Quentin Sampson

Personal information
- Born: 4 August 2000 (age 25) Guyana
- Batting: Right-handed
- Bowling: Right-arm medium-fast
- Role: Batter

International information
- National side: West Indies (2026-present);
- T20I debut (cap 110): 19 January 2026 v Afghanistan
- Last T20I: 22 January 2026 v Afghanistan

Domestic team information
- 2023–present: Guyana
- 2025–present: Guyana Amazon Warriors (squad no. 43)

Career statistics
| Competition | T20I | LA | T20 |
| Matches | 3 | 2 | 12 |
| Runs scored | 35 | 13 | 276 |
| Batting average | 11.66 | 6.50 | 27.60 |
| 100s/50s | 0/0 | 0/0 | 0/2 |
| Top score | 30 | 13 | 76 |
| Catches/stumpings | 1/– | 0/– | 2/– |
- Source: Cricinfo, 27 January 2026

= Quentin Sampson =

Guyanese cricketer (born 4 August 2000)

Quentin Sampson (born 4 August 2000) is a Guyanese cricketer who plays for Guyana in West Indian domestic cricket as a top order batsman. He made his international debut for the West Indies cricket team in January 2026 against Afghanistan.

== Early life ==
Quinten Sampson was raised in the village of Caria Caria, Essequibo, Guyana, where he was introduced to cricket through informal softball and tape-ball matches played in his local community.
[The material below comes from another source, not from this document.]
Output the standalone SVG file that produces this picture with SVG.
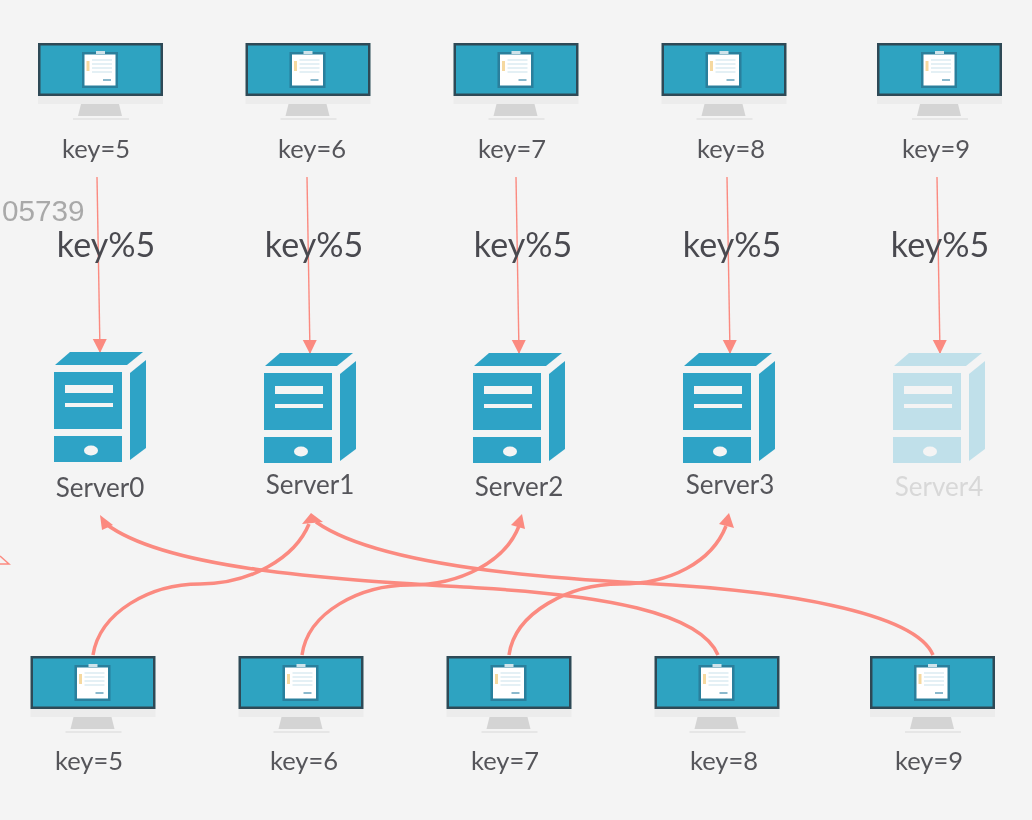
<svg xmlns="http://www.w3.org/2000/svg" width="1032" height="820" viewBox="0 0 1032 820">
<style>
.k{font-family:Lato,"Open Sans",sans-serif;font-size:25.500px;fill:#55555a;text-anchor:middle}
.m{font-family:Lato,"Open Sans",sans-serif;font-size:34px;fill:#4a4a50;text-anchor:middle}
.s{font-family:Lato,"Open Sans",sans-serif;font-size:26px;fill:#55555a;text-anchor:middle}
.t{stroke:#fb8a80;stroke-width:1.400;fill:none;marker-end:url(#a)}
.c{stroke:#fb8a80;stroke-width:3.500;fill:none}
.h{fill:#fb8a80}
</style>
<defs>
<marker id="a" markerUnits="userSpaceOnUse" markerWidth="16" markerHeight="16" refX="13" refY="7" orient="auto"><path d="M0 0L14 7L0 14Z" fill="#fb8a80"/></marker>
<filter id="b" filterUnits="userSpaceOnUse" x="0" y="0" width="1032" height="820"><feGaussianBlur stdDeviation="0.600"/></filter>
<g id="mon">
<rect x="0" y="0" width="125" height="53" fill="#2f4a56"/>
<rect x="2.500" y="2.500" width="120" height="48" fill="#2fa3c1"/>
<rect x="0" y="53" width="125" height="8" fill="#ececec"/>
<path d="M43 61H81L84 73H40Z" fill="#d4d4d4"/>
<rect x="35" y="75" width="56" height="2" fill="#e6e6e6"/>
<rect x="44" y="9" width="36" height="36" fill="#2a7f9c"/>
<rect x="46.500" y="11.500" width="31" height="31" fill="#fff"/>
<rect x="58" y="8" width="9" height="3" fill="#cfe3ea"/>
<path d="M48.500 18h3v10h-3z" fill="#f6d9a0"/>
<path d="M54 17h20M54 21h20M54 25h20M54 29h20" stroke="#dcecf2" stroke-width="1.300"/>
<path d="M65 37h8" stroke="#8bb9cd" stroke-width="2"/>
</g>
<g id="srv">
<path d="M55 365L70 352H143L127 365Z"/>
<path d="M130 373L146 360V448L130 460Z"/>
<path fill-rule="evenodd" d="M54 372H122V429H54ZM65 385V393H113V385ZM65 403V407H113V403Z"/>
<path fill-rule="evenodd" d="M54 436H122V462H54ZM98 450.500A7 5 0 1 0 84 450.500A7 5 0 1 0 98 450.500Z"/>
</g>
</defs>
<rect width="1032" height="820" fill="#f4f4f4"/>
<g filter="url(#b)">
<g id="connectors">
<path class="t" d="M97 177L100 352"/>
<path class="t" d="M307 177L310 353"/>
<path class="t" d="M516 177L519 353"/>
<path class="t" d="M727 177L730 353"/>
<path class="t" d="M937 177L940 353"/>
<path class="c" d="M93 655C100 612 150 584 200 584C250 584 295 558 309 524"/>
<path class="c" d="M302 655C308 612 360 585 410 585C460 585 505 562 519 526"/>
<path class="c" d="M509 655C515 612 570 584 620 584C670 584 712 562 726 526"/>
<path class="c" d="M718 655C700 612 600 595 480 588C350 580 170 572 106 524"/>
<path class="c" d="M933 655C915 612 780 590 640 583C500 576 370 560 316 522"/>
<path class="h" d="M100 515L113 525L102 530Z"/>
<path class="h" d="M311 513L323 522L302 524Z"/>
<path class="h" d="M522 514L525 529L511 525Z"/>
<path class="h" d="M729 513L734 528L719 524Z"/>
<path d="M0 556L9 564H0" fill="none" stroke="#fb8a80" stroke-width="1.500"/>
</g>
<text x="2" y="221" font-family="Liberation Sans,sans-serif" font-size="29.700" fill="#a9a9a9">05739</text>
<g id="client-top-0"><use href="#mon" x="38" y="43"/><text class="k" x="96" y="158">key=5</text></g>
<g id="client-top-1"><use href="#mon" x="245.500" y="43"/><text class="k" x="312" y="158">key=6</text></g>
<g id="client-top-2"><use href="#mon" x="453.500" y="43"/><text class="k" x="512" y="158">key=7</text></g>
<g id="client-top-3"><use href="#mon" x="661.500" y="43"/><text class="k" x="731" y="158">key=8</text></g>
<g id="client-top-4"><use href="#mon" x="877" y="43"/><text class="k" x="936" y="158">key=9</text></g>
<g id="hash-0"><text class="m" x="106" y="257">key%5</text></g>
<g id="hash-1"><text class="m" x="314" y="257">key%5</text></g>
<g id="hash-2"><text class="m" x="523" y="257">key%5</text></g>
<g id="hash-3"><text class="m" x="732" y="257">key%5</text></g>
<g id="hash-4"><text class="m" x="940" y="257">key%5</text></g>
<g id="server-0"><use href="#srv" fill="#2fa3c6"/><text class="s" x="100" y="497">Server0</text></g>
<g id="server-1"><use href="#srv" x="210" y="1" fill="#2fa3c6"/><text class="s" x="310" y="494">Server1</text></g>
<g id="server-2"><use href="#srv" x="419" y="1" fill="#2fa3c6"/><text class="s" x="519" y="496">Server2</text></g>
<g id="server-3"><use href="#srv" x="629" y="1" fill="#2fa3c6"/><text class="s" x="730" y="494">Server3</text></g>
<g id="server-4"><use href="#srv" x="839" y="1" fill="#c0e0ea"/><text class="s" x="939" y="496" style="fill:#d8d8d8">Server4</text></g>
<g id="client-bottom-0"><use href="#mon" x="30.500" y="656"/><text class="k" x="89" y="770">key=5</text></g>
<g id="client-bottom-1"><use href="#mon" x="238.500" y="656"/><text class="k" x="304" y="770">key=6</text></g>
<g id="client-bottom-2"><use href="#mon" x="446.500" y="656"/><text class="k" x="505" y="770">key=7</text></g>
<g id="client-bottom-3"><use href="#mon" x="654.500" y="656"/><text class="k" x="724" y="770">key=8</text></g>
<g id="client-bottom-4"><use href="#mon" x="870" y="656"/><text class="k" x="929" y="770">key=9</text></g>
</g>
</svg>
His parents Eversley Sampson and Lloyd Sampson, helped organize village games that allowed their son to play with senior team members. On finishing primary school, Quinten moved to secondary school on the Essequibo Coast where he was introduced to hard ball cricket by his teacher.

==Career==
Sampson made his West Indies cricket team debut during the West Indian cricket team and Afghanistan bilateral series in preparation for the 2026 ICC Men's T20 World Cup. Sampson played in all three games. He was then also announced as part of the squad during the West Indies T20I series in South Africa.

In January 2026, he was named in the West Indies squad for the 2026 ICC Men's T20 World Cup tournament.